While John Harness, of Ladore, was suspected of being an accomplice of the crime, he undoubtedly was as innocent as his accusers were. 'Twas the same with Brockman, whom the Independence party hung to a tree on Drum creek until life was almost extinct; although Brockman was a cruel and inhuman man to his own family.
No, the Benders had no accomplices. But neighbor had distrusted neighbor, and some were standing aloof from others.
I sold farm machinery in that locality the summer of the spring that the Benders disappeared and the bodies of their victims were found. I was traveling for B. A. Aldrich, a hardware man of Parsons, Kan. I was from house to house, and became familiar with all the neighborhood stories, versions, and suspicions about the Bender murders.
What became of the Benders? Read on in this book under the caption of the "Staked Plains Horror" during the summer of 1877. Listen to the story as told to me, as the narrator and I were lying on our blankets, with our saddles for pillows, the night of the 20th of July, on the border of western Texas and eastern New Mexico. Then let the readers judge for themselves what became of the Benders. Yes, let them decide for themselves as to the truth or falsity of the story. I believed the story then, I believe it now.
CHAPTER III.
A Trip to New Mexico.—Prospecting Around the Base of Mount Baldy.—Experience with a Cinnamon Bear.—Wail of the Mountain Lion.—Tattooed Natives, bound for the Texas Panhandle.—Lanced a Buffalo.—Loaned My Gun and Suffered.

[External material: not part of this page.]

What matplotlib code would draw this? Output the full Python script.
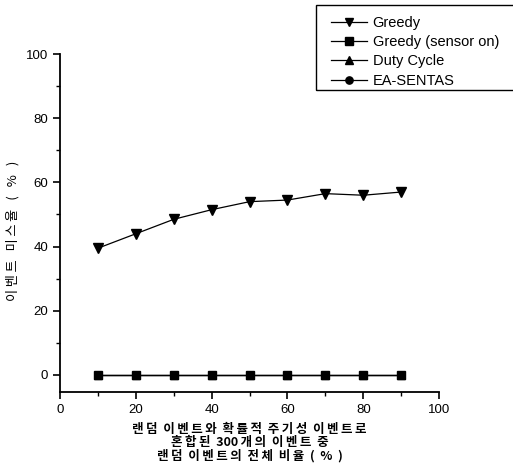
import matplotlib
matplotlib.use("Agg")
import matplotlib.pyplot as plt
from matplotlib.ticker import MultipleLocator
from matplotlib.patches import Rectangle

plt.rcParams['font.family'] = ['Liberation Sans', 'Noto Sans CJK KR', 'DejaVu Sans']

x = [10, 20, 30, 40, 50, 60, 70, 80, 90]
greedy = [39.5, 44, 48.5, 51.5, 54, 54.5, 56.5, 56, 57]
greedy_sensor_on = [0, 0, 0, 0, 0, 0, 0, 0, 0]
duty_cycle = [0, 0, 0, 0, 0, 0, 0, 0, 0]
ea_sentas = [0, 0, 0, 0, 0, 0, 0, 0, 0]
labels = ['Greedy', 'Greedy (sensor on)', 'Duty Cycle', 'EA-SENTAS']
xlabel_lines = ["랜덤 이벤트와 확률적 주기성 이벤트로", "혼합된 300개의 이벤트 중", "랜덤 이벤트의 전체 비율 ( % )"]
ylabel = "이벤트 미스율 ( % )"

TS = "\u2009"


def spaced(s, word_gap='  '):
    out = []
    for i, ch in enumerate(s):
        if ch == ' ':
            out.append(word_gap)
            continue
        out.append(ch)
        if i < len(s) - 1 and s[i + 1] != ' ' and not (ch.isdigit() and s[i + 1].isdigit()):
            out.append(TS)
    return "".join(out)


fig = plt.figure(figsize=(5.13, 4.68), dpi=100)
ax = fig.add_axes([0.117, 0.1624, 0.739, 0.7222])

series = [greedy, greedy_sensor_on, duty_cycle, ea_sentas]
markers = ['v', 's', '^', 'o']
sizes = [6.5, 5.5, 5.5, 5.5]
for ys, m, ms, lab in zip(series, markers, sizes, labels):
    ax.plot(x, ys, color='black', lw=0.9, marker=m, ms=ms, label=lab)

ax.set_xlim(0, 100)
ax.set_ylim(-5.3, 100)
ax.spines['top'].set_visible(False)
ax.spines['right'].set_visible(False)
ax.spines['left'].set_linewidth(1.3)
ax.spines['bottom'].set_linewidth(1.3)
ax.xaxis.set_major_locator(MultipleLocator(20))
ax.xaxis.set_minor_locator(MultipleLocator(10))
ax.yaxis.set_major_locator(MultipleLocator(20))
ax.yaxis.set_minor_locator(MultipleLocator(10))
ax.tick_params(which='major', direction='out', length=5, width=1.2, labelsize=9.5)
ax.tick_params(which='minor', direction='out', length=3, width=1.0)
ax.set_yticks([0, 20, 40, 60, 80, 100])

xl = "\n".join(spaced(s) for s in xlabel_lines)
ax.set_xlabel(xl, fontsize=9, fontweight='bold', linespacing=1.0,
              family=['Noto Sans CJK KR', 'DejaVu Sans'], labelpad=5)

fig.text(13 / 513, 1 - 231 / 468, spaced(ylabel, '   '), rotation=90,
         ha='center', va='center', fontsize=9.5,
         family=['Noto Sans CJK KR', 'DejaVu Sans'])

leg = fig.legend(loc='upper left', bbox_to_anchor=(331 / 513, 1 - 16 / 468), fontsize=10.5,
                 frameon=False, handlelength=2.5, markerscale=0.95,
                 labelspacing=0.36, borderpad=0.0, handletextpad=0.35, borderaxespad=0.0)

fig.patches.append(Rectangle((316 / 513, 1 - 90 / 468), (525 - 316) / 513, (90 - 5) / 468,
                             transform=fig.transFigure, fill=False, edgecolor='black',
                             linewidth=1.0, figure=fig))

fig.savefig('out.png', dpi=100)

Early in the spring of 1874 I started for Santa Fé, New Mexico, stopping off at Granada, Colorado, for a short time. Granada was at that time the end of the Atchison, Topeka & Santa Fe Railroad. From Granada I went to Las Animas, and traveled over the Dry Cimarron route, through Rule cañon, on over the Raton mountains, through Dick Hooten pass, and on into Las Vegas, New Mexico, where I arrived in May. There I fell in company with the Eighth United States regulars, whose commanding officer was Major Alexander, and who gave me permission to travel with his command to Santa Fé. At Santa Fé I met a Dr. Strand, one of the notorious Star Route mail contractors at the time. We two, with an assayer, H. C. Justice, formed a company to prospect for gold in the Saint Mary's range, near the head-waters of the Picorice, Lumbay, and Bean creeks, all tributaries of the Rio Grande river.